This is one of my hard and fast rules: If you're ever at a party and someone says the quote found in the headline to this post, it's time to leave the party*. (Any political system—from libertarianism to anarchy—can be swapped out for "Communism" and it works just as well.) This Newsweek story by libertarian Julian Sanchez about Rand Paul is notable for several reasons: It explains why even a libertarian can agree that the Civil Rights Act is necessary, it expresses a fair amount of shame for the racist wing of the libertarian party, and it pulls the old "Libertarianism works...in theory" card, even as it tries to explain what Rand Paul meant:

In a free society, Americans have long believed, even people with repulsive views have a right to express them, and to join with like-minded bigots in private clubs and informal gatherings. It is not crazy to imagine that in a more just world, an ideally just world, respect for that freedom would lead us to countenance—legally, if not personally—the few cranks who sought to congregate in their monochrome cafés and diners.

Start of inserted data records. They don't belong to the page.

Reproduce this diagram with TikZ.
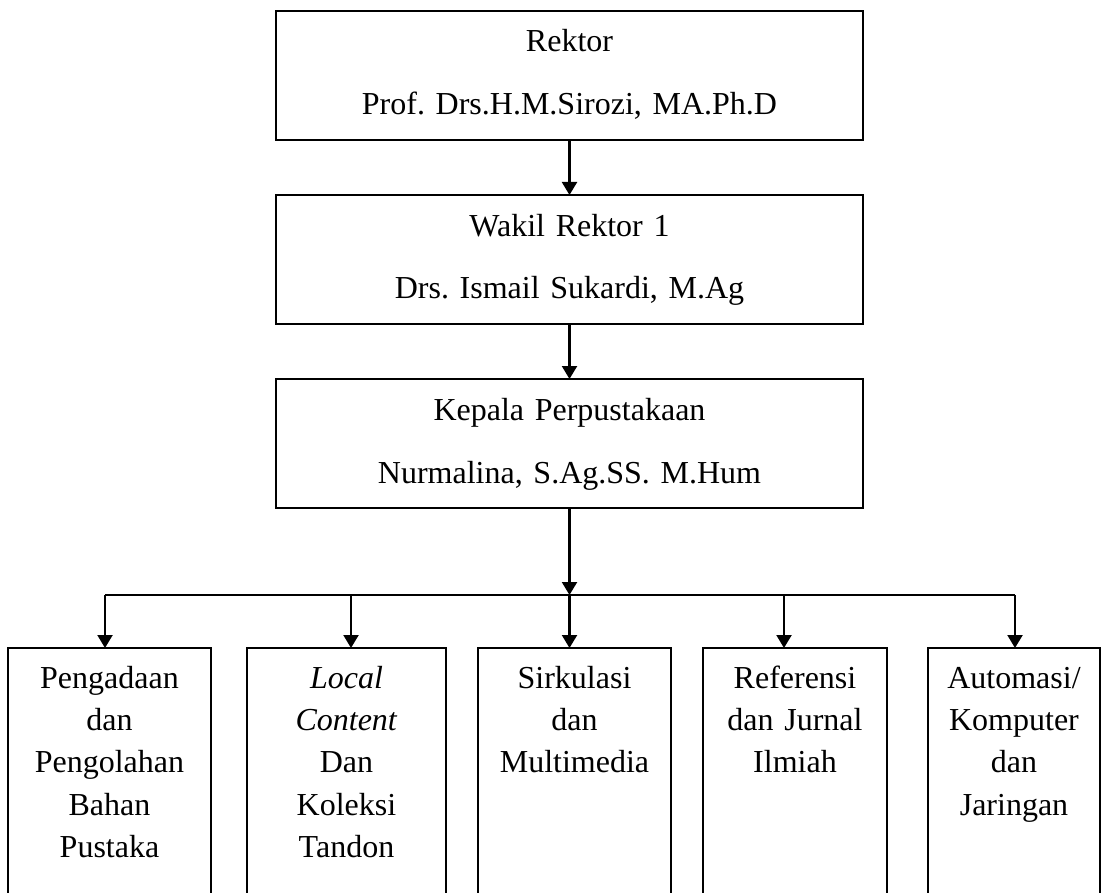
\documentclass[tikz,border=0pt]{standalone}
\usepackage{fontspec}
\setmainfont{Liberation Serif}
\frenchspacing
\usetikzlibrary{positioning}
\usetikzlibrary{arrows.meta}
\tikzset{
  office/.style={draw, text width=280pt, align=center, inner xsep=6.75pt, inner ysep=9.5pt, outer sep=0pt, text height=11pt, text depth=34.5pt, font=\fontsize{16pt}{31.5pt}\selectfont},
  dept/.style={draw, text width=#1, align=center, inner xsep=2pt, inner ysep=9pt, outer sep=0pt, text height=11pt, text depth=200pt, font=\fontsize{16pt}{21.2pt}\selectfont}
}
\begin{document}
\begin{tikzpicture}[x=0.5pt,y=-0.5pt,line width=1.1pt,>={Triangle[length=6.5pt,width=7.5pt]}]
\useasboundingbox (0,0) rectangle (1102,893);
\clip (0,0) rectangle (1102,893);
\node (rektor) [office] at (569.5,75.5) {Rektor\\Prof. Drs.H.M.Sirozi, MA.Ph.D};
\node (wakil) [office, below=27.5pt of rektor] {Wakil Rektor 1\\Drs. Ismail Sukardi, M.Ag};
\node (kepala) [office, below=27.5pt of wakil] {Kepala Perpustakaan\\Nurmalina, S.Ag.SS. M.Hum};
\node (p1) [dept=97.5pt, anchor=north] at (109.5,648) {Pengadaan\\dan\\Pengolahan\\Bahan\\Pustaka};
\node (p2) [dept=95.5pt, right=18pt of p1] {\textit{Local}\\\textit{Content}\\Dan\\Koleksi\\Tandon};
\node (p3) [dept=92.5pt, right=16pt of p2] {Sirkulasi\\dan\\Multimedia};
\node (p4) [dept=88pt, right=16pt of p3] {Referensi\\dan Jurnal\\Ilmiah};
\node (p5) [dept=82pt, right=20.5pt of p4] {Automasi/\\Komputer\\dan\\Jaringan};
\coordinate (j1) at (105,595); \coordinate (j2) at (351,595); \coordinate (j3) at (569.5,595);
\coordinate (j4) at (784,595); \coordinate (j5) at (1015,595);
\draw[->] (rektor) -- (wakil); \draw[->] (wakil) -- (kepala);
\draw[->] (kepala) -- (j3);
\draw (j1) -- (j5);
\draw[->] (j1) -- (j1 |- p1.north); \draw[->] (j2) -- (j2 |- p2.north); \draw[->] (j3) -- (j3 |- p3.north);
\draw[->] (j4) -- (j4 |- p4.north); \draw[->] (j5) -- (j5 |- p5.north);
\end{tikzpicture}
\end{document}
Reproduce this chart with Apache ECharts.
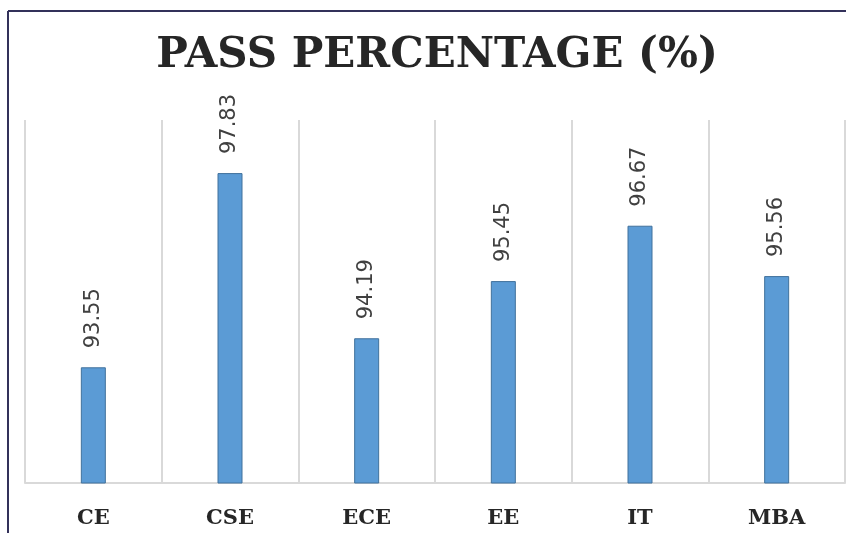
<!DOCTYPE html>
<html>
<head>
<meta charset="utf-8">
<script src="https://cdn.jsdelivr.net/npm/echarts@6/dist/echarts.min.js"></script>
<style>
html,body{margin:0;padding:0;background:#fff;}
#c{width:846px;height:533px;}
</style>
</head>
<body>
<div id="c"></div>
<script>
const titleText = 'PASS PERCENTAGE (%)';
const categories = ['CE', 'CSE', 'ECE', 'EE', 'IT', 'MBA'];
const passValues = [93.55, 97.83, 94.19, 95.45, 96.67, 95.56];
const yMin = 91;
const yMax = 99;

const chart = echarts.init(document.getElementById('c'));
chart.setOption({
  animation: false,
  backgroundColor: '#ffffff',
  title: {
    text: titleText,
    left: 432,
    top: 30,
    textAlign: 'center',
    textStyle: {
      fontFamily: 'DejaVu Serif',
      fontWeight: 'bold',
      fontSize: 42,
      color: '#262626'
    }
  },
  graphic: [
    { type: 'line', shape: { x1: 8, y1: 11, x2: 846, y2: 11 }, style: { stroke: '#33315a', lineWidth: 2 } },
    { type: 'line', shape: { x1: 8, y1: 11, x2: 8, y2: 533 }, style: { stroke: '#33315a', lineWidth: 2 } }
  ],
  grid: { left: 25, right: 1, top: 120, bottom: 50 },
  xAxis: {
    type: 'category',
    data: categories,
    axisLine: { show: true, lineStyle: { color: '#d9d9d9', width: 2 } },
    axisTick: { show: false },
    splitLine: { show: true, interval: 0, lineStyle: { color: '#d9d9d9', width: 2 } },
    axisLabel: {
      margin: 25,
      fontFamily: 'DejaVu Serif',
      fontWeight: 'bold',
      fontSize: 21,
      color: '#262626'
    }
  },
  yAxis: {
    type: 'value',
    min: yMin,
    max: yMax,
    show: false,
    splitLine: { show: false }
  },
  series: [{
    type: 'bar',
    data: passValues,
    barWidth: 25,
    itemStyle: { color: '#5b9bd5', borderColor: '#41719c', borderWidth: 1 },
    label: {
      show: true,
      position: 'top',
      rotate: 90,
      align: 'left',
      verticalAlign: 'middle',
      distance: 19,
      fontFamily: 'DejaVu Sans',
      fontSize: 21,
      color: '#404040',
      formatter: p => p.value.toFixed(2)
    }
  }]
});
</script>
</body>
</html>
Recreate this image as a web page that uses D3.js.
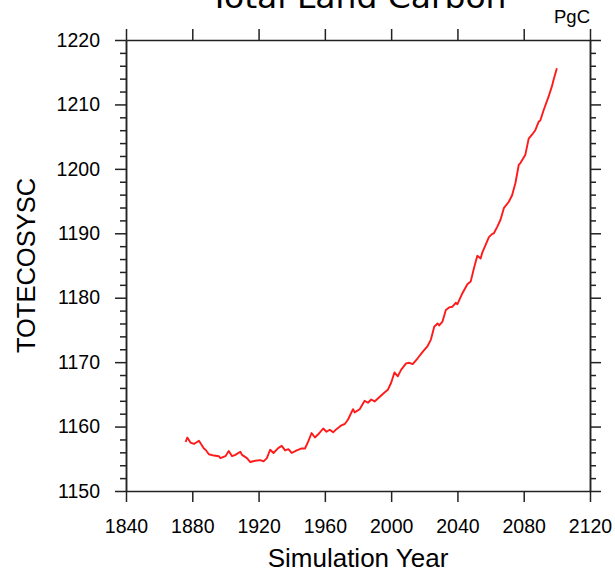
<!DOCTYPE html>
<html>
<head>
<meta charset="utf-8">
<script src="https://cdn.jsdelivr.net/npm/d3@7"></script>
<style>
  html, body { margin: 0; padding: 0; background: #fff; }
  svg { display: block; }
  text { font-family: "Liberation Sans", Arial, Helvetica, sans-serif; fill: #000; }
</style>
</head>
<body>
<svg id="chart" width="615" height="573"></svg>
<script>
// Total land carbon (TOTECOSYSC), PgC, by simulation year
const years = [
  1876, 1877, 1879, 1881, 1884, 1885, 1887, 1888, 1890, 1893, 1896, 1897, 1900, 1902, 1904, 1906,
  1909, 1910, 1913, 1915, 1918, 1921, 1923, 1925, 1927, 1929, 1932, 1934, 1936, 1938, 1940, 1943,
  1946, 1948, 1950, 1952, 1954, 1956, 1959, 1961, 1963, 1965, 1967, 1970, 1972, 1974, 1977, 1978,
  1981, 1984, 1986, 1988, 1990, 1993, 1996, 1998, 2000, 2002, 2004, 2006, 2009, 2011, 2013, 2016,
  2019, 2022, 2024, 2026, 2028, 2029, 2031, 2033, 2035, 2037, 2039, 2040, 2043, 2046, 2048, 2050,
  2052, 2054, 2055, 2057, 2059, 2061, 2062, 2064, 2066, 2068, 2071, 2073, 2075, 2077, 2078, 2081,
  2083, 2085, 2087, 2089, 2090, 2092, 2095, 2097, 2098, 2100
];
const totecosysc = [
  1157.6, 1158.3, 1157.5, 1157.3, 1157.8, 1157.4, 1156.6, 1156.4, 1155.7, 1155.5, 1155.4, 1155.1, 1155.4, 1156.2, 1155.4, 1155.6,
  1156.1, 1155.6, 1155.1, 1154.5, 1154.7, 1154.8, 1154.6, 1155.1, 1156.4, 1155.9, 1156.7, 1157.0, 1156.3, 1156.5, 1155.9, 1156.3,
  1156.6, 1156.6, 1157.7, 1159.0, 1158.3, 1158.8, 1159.7, 1159.2, 1159.5, 1159.1, 1159.6, 1160.2, 1160.4, 1161.1, 1162.7, 1162.2,
  1162.7, 1164.0, 1163.7, 1164.2, 1163.9, 1164.6, 1165.3, 1165.7, 1166.8, 1168.4, 1167.8, 1168.8, 1169.8, 1169.9, 1169.7, 1170.6,
  1171.6, 1172.5, 1173.5, 1175.5, 1176.0, 1175.7, 1176.3, 1178.1, 1178.5, 1178.6, 1179.2, 1179.0, 1180.7, 1182.1, 1182.5, 1184.6,
  1186.5, 1186.1, 1187.0, 1188.2, 1189.4, 1189.9, 1190.0, 1191.0, 1192.1, 1193.9, 1194.9, 1195.9, 1197.8, 1200.6, 1200.9, 1202.2,
  1204.7, 1205.3, 1206.0, 1207.3, 1207.5, 1209.1, 1211.2, 1212.8, 1213.8, 1215.6
];

const xTicks = [1840, 1880, 1920, 1960, 2000, 2040, 2080, 2120];
const yTicks = [1150, 1160, 1170, 1180, 1190, 1200, 1210, 1220];
const yMinorTicks = d3.range(1150, 1221, 2).filter(v => v % 10 !== 0);

const titleText = "Total Land Carbon";
const unitsText = "PgC";
const xTitle = "Simulation Year";
const yTitle = "TOTECOSYSC";

const frame = { left: 126, right: 590, top: 40, bottom: 491 };
const majorLen = 11, minorLen = 6;
const axisColor = "#222";

const svg = d3.select("#chart");

const x = d3.scaleLinear().domain([1840, 2120]).range([frame.left, frame.right]);
const y = d3.scaleLinear().domain([1150, 1220]).range([frame.bottom, frame.top]);

// data line
const data = years.map((yr, i) => ({ yr, v: totecosysc[i] }));
svg.append("path")
  .datum(data)
  .attr("fill", "none")
  .attr("stroke", "#ff1a1a")
  .attr("stroke-width", 1.9)
  .attr("stroke-linejoin", "round")
  .attr("d", d3.line().x(d => x(d.yr)).y(d => y(d.v)));

// frame axes with outward ticks on all four sides
function styleAxis(g) {
  g.select(".domain").attr("stroke", axisColor).attr("stroke-width", 1.5);
  g.selectAll(".tick line").attr("stroke", axisColor).attr("stroke-width", 1.5);
  g.selectAll("text").style("font-size", "19.5px").attr("fill", "#000");
}

svg.append("g")
  .attr("transform", `translate(0,${frame.bottom})`)
  .call(d3.axisBottom(x).tickValues(xTicks).tickFormat(d3.format("d"))
    .tickSizeInner(majorLen).tickSizeOuter(0).tickPadding(17))
  .call(styleAxis);

svg.append("g")
  .attr("transform", `translate(0,${frame.top})`)
  .call(d3.axisTop(x).tickValues(xTicks).tickFormat("").tickSizeInner(majorLen).tickSizeOuter(0))
  .call(styleAxis);

svg.append("g")
  .attr("transform", `translate(${frame.left},0)`)
  .call(d3.axisLeft(y).tickValues(yMinorTicks).tickFormat("").tickSizeInner(minorLen).tickSizeOuter(0))
  .call(styleAxis);
svg.append("g")
  .attr("transform", `translate(${frame.left},0)`)
  .call(d3.axisLeft(y).tickValues(yTicks).tickFormat(d3.format("d"))
    .tickSizeInner(majorLen).tickSizeOuter(0).tickPadding(15))
  .call(styleAxis);

svg.append("g")
  .attr("transform", `translate(${frame.right},0)`)
  .call(d3.axisRight(y).tickValues(yMinorTicks).tickFormat("").tickSizeInner(minorLen).tickSizeOuter(0))
  .call(styleAxis);
svg.append("g")
  .attr("transform", `translate(${frame.right},0)`)
  .call(d3.axisRight(y).tickValues(yTicks).tickFormat("").tickSizeInner(majorLen).tickSizeOuter(0))
  .call(styleAxis);

// titles
svg.append("text")
  .attr("x", (frame.left + frame.right) / 2)
  .attr("y", 8)
  .attr("text-anchor", "middle")
  .style("font-family", "'DejaVu Sans', sans-serif")
  .style("font-size", "30px")
  .attr("textLength", 297)
  .attr("lengthAdjust", "spacingAndGlyphs")
  .text(titleText);

svg.append("text")
  .attr("x", frame.right)
  .attr("y", 23)
  .attr("text-anchor", "end")
  .style("font-size", "18.5px")
  .text(unitsText);

svg.append("text")
  .attr("x", (frame.left + frame.right) / 2)
  .attr("y", 567)
  .attr("text-anchor", "middle")
  .style("font-size", "26px")
  .text(xTitle);

svg.append("text")
  .attr("transform", `translate(35,${(frame.top + frame.bottom) / 2}) rotate(-90)`)
  .attr("text-anchor", "middle")
  .style("font-size", "25.5px")
  .text(yTitle);
</script>
</body>
</html>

Yet that's precisely why Paul's 1.0 argument breaks down on its own terms: at the scene of a four-century crime against humanity—the kidnap, torture, enslavement, and legal oppression of African-Americans—ideal theory fails. We libertarians, never burdened with an excess of governing power, have always had a utopian streak, a penchant for imagining what rich organic order would bubble up from the choices of free and equal citizens governed by a lean state enforcing a few simple rules. We tend to envision societies that, if not perfect, are at least consistently libertarian.

*Other times you have to leave a party: If someone shouts "Very nice," Borat-style, or—God help you—quotes from any of the Austin Powers movies.